Zaka Ashraf said the PCB was allegedly threatened by the BCCI for not supporting the structural changes in the ICC. Ashraf was earlier replaced with Najam Sethi by the Pakistan Prime Minister Nawaz Shariff for "mishandling Pakistan's case in the changes brought in the ICC."

"They were threats directed at Pakistan but our stance was clear," Ashraf said while addressing a gathering in Lahore.

PCB abstained from voting for the new changes at the ICC, with Ashraf making it clear the Pakistan board would always watch out for their own interests.

"In the governance issue obviously our stance was clear and we could not support anything that went against our interests and our cricket," he added.

"What I want to say is that Pakistan's interests would not be compromised."

The ICC had proposed to rest maximum power in the hands of India, Australia and England -- the three money-spinners of cricket. The three countries would be in charge of the governance and distribution of official cricket finances. The proposal also had in it that the three major powerhouses of cricket would decide who to pick and play.
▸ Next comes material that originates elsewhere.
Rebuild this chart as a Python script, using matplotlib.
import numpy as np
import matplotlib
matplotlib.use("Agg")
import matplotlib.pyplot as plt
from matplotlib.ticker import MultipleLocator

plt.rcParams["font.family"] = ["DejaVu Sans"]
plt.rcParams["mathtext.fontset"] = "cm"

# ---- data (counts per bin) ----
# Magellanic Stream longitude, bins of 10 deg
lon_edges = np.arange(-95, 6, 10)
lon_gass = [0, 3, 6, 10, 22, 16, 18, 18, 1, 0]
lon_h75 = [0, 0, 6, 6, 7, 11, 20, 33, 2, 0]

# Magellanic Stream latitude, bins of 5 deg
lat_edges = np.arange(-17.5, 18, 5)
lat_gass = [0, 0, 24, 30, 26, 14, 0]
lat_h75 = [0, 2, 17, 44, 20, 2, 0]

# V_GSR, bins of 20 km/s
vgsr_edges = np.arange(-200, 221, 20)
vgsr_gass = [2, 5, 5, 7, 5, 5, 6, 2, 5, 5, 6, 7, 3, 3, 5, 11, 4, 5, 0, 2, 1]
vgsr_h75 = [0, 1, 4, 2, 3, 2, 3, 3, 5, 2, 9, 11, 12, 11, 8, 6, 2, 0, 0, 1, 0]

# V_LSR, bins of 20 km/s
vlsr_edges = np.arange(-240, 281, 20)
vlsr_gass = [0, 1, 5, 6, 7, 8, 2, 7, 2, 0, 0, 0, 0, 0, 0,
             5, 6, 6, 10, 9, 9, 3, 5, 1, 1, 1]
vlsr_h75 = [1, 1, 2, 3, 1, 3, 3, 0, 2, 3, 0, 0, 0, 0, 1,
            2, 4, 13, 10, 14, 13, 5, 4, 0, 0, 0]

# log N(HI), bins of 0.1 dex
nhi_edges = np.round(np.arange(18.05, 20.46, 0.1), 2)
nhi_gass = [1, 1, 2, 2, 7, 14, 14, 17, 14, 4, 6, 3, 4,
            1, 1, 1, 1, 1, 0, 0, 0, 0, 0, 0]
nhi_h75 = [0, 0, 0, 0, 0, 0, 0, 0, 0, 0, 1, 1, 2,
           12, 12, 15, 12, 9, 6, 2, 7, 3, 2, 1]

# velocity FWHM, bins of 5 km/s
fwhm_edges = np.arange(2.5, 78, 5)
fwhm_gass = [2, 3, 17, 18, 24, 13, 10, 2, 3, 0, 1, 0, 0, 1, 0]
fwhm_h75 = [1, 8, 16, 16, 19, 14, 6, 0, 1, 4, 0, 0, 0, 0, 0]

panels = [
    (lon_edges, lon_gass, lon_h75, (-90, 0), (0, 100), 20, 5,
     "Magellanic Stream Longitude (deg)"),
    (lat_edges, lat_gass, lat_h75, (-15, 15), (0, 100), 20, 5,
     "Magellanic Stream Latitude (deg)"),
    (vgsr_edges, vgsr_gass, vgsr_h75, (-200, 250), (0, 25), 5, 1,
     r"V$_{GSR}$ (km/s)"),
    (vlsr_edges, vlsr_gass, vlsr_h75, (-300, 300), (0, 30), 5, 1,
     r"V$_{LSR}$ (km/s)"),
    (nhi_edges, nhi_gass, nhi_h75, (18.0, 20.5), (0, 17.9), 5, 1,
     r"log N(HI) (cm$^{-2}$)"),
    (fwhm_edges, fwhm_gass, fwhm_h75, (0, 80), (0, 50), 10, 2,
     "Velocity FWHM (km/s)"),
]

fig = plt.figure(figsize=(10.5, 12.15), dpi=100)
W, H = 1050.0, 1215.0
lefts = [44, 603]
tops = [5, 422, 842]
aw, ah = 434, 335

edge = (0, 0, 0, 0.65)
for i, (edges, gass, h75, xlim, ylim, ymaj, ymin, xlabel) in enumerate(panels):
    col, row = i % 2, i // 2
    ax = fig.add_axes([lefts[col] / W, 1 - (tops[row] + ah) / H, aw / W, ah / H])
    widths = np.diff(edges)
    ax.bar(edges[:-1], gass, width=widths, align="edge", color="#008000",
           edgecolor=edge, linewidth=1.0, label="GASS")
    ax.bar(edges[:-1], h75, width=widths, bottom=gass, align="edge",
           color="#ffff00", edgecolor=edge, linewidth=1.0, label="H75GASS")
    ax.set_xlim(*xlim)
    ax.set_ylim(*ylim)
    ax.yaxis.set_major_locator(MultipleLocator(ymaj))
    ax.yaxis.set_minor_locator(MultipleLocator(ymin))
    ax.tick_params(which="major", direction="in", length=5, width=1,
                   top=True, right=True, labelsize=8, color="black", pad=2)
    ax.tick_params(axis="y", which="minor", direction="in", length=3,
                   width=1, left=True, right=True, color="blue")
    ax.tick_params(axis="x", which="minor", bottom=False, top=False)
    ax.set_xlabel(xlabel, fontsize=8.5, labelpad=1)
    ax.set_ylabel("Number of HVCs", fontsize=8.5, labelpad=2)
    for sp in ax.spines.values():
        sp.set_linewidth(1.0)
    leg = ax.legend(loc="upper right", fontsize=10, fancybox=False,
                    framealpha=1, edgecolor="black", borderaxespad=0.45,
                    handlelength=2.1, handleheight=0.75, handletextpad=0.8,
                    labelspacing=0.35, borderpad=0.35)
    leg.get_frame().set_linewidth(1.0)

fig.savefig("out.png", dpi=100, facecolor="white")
The Test series that they play would involve other Test playing countries depending on "meritocracy" and this would be practiced with rotation policy in place.

The ICC and its members agreed the BCCI, being the big brother in terms of resources, will take up "a central leadership responsibility". Not only has the PCB opposed the stand, but many players of the past from Sri Lanka and South Africa have also raised their voices against it, with the South African Cricket Board (CSA) also officially against the proposal.
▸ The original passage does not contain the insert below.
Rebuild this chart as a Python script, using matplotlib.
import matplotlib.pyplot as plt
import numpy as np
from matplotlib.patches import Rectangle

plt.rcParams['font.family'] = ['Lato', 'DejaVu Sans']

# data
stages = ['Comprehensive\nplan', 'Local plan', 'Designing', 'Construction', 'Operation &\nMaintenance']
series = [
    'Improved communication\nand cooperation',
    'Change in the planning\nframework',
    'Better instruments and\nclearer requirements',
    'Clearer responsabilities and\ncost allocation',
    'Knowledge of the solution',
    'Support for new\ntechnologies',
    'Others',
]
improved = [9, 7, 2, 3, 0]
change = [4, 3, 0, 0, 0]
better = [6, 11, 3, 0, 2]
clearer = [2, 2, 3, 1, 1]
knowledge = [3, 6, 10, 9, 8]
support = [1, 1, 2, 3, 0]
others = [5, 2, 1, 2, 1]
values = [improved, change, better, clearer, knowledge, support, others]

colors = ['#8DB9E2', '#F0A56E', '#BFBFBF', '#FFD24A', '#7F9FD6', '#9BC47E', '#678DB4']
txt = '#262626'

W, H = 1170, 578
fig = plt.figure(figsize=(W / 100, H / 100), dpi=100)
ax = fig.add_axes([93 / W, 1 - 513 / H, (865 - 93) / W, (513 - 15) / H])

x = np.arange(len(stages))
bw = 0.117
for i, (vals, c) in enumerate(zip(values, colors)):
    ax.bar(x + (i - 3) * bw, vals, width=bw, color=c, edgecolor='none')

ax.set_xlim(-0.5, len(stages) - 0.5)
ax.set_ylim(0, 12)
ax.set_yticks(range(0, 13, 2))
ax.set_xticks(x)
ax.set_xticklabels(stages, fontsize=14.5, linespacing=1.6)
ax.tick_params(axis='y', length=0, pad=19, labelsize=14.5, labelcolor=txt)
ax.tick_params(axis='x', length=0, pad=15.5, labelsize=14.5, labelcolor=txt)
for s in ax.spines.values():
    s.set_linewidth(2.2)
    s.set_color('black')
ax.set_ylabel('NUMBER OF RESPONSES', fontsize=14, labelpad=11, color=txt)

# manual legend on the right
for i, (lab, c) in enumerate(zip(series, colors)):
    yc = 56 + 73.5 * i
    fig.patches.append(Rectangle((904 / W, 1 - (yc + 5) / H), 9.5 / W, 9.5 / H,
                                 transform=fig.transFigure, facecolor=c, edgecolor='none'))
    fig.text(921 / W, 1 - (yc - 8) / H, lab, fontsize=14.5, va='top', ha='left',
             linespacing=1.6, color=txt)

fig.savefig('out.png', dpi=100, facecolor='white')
Former Sri Lankan skipper, who led his team to World Cup glory in 1996, Arjuna Ranatunga, was in complete disagreement with the draft. He spoke in favour of equal opportunities given to all Test playing nations regardless of revenue and power.

At the same time, the chairman of selectors of Sri Lankan Cricket, Sanath Jayasuriya, also a former teammate of Ranatunga, had a different take regarding the issue.

"In cricket, it is foolish to even think of fighting India," he said. "You may not like it, but that's the reality. We have to be realistic rather than being idealistic.

"There's no reason why we should oppose India. India has been extremely good to Sri Lankan cricket and helpful towards the board. Whenever we were faced with a crisis they were good enough to help us and the Indian team has toured Lanka in the last 10 years more than they have been to any other country.

"As you know tours by India bring us revenue and we should never antagonise India."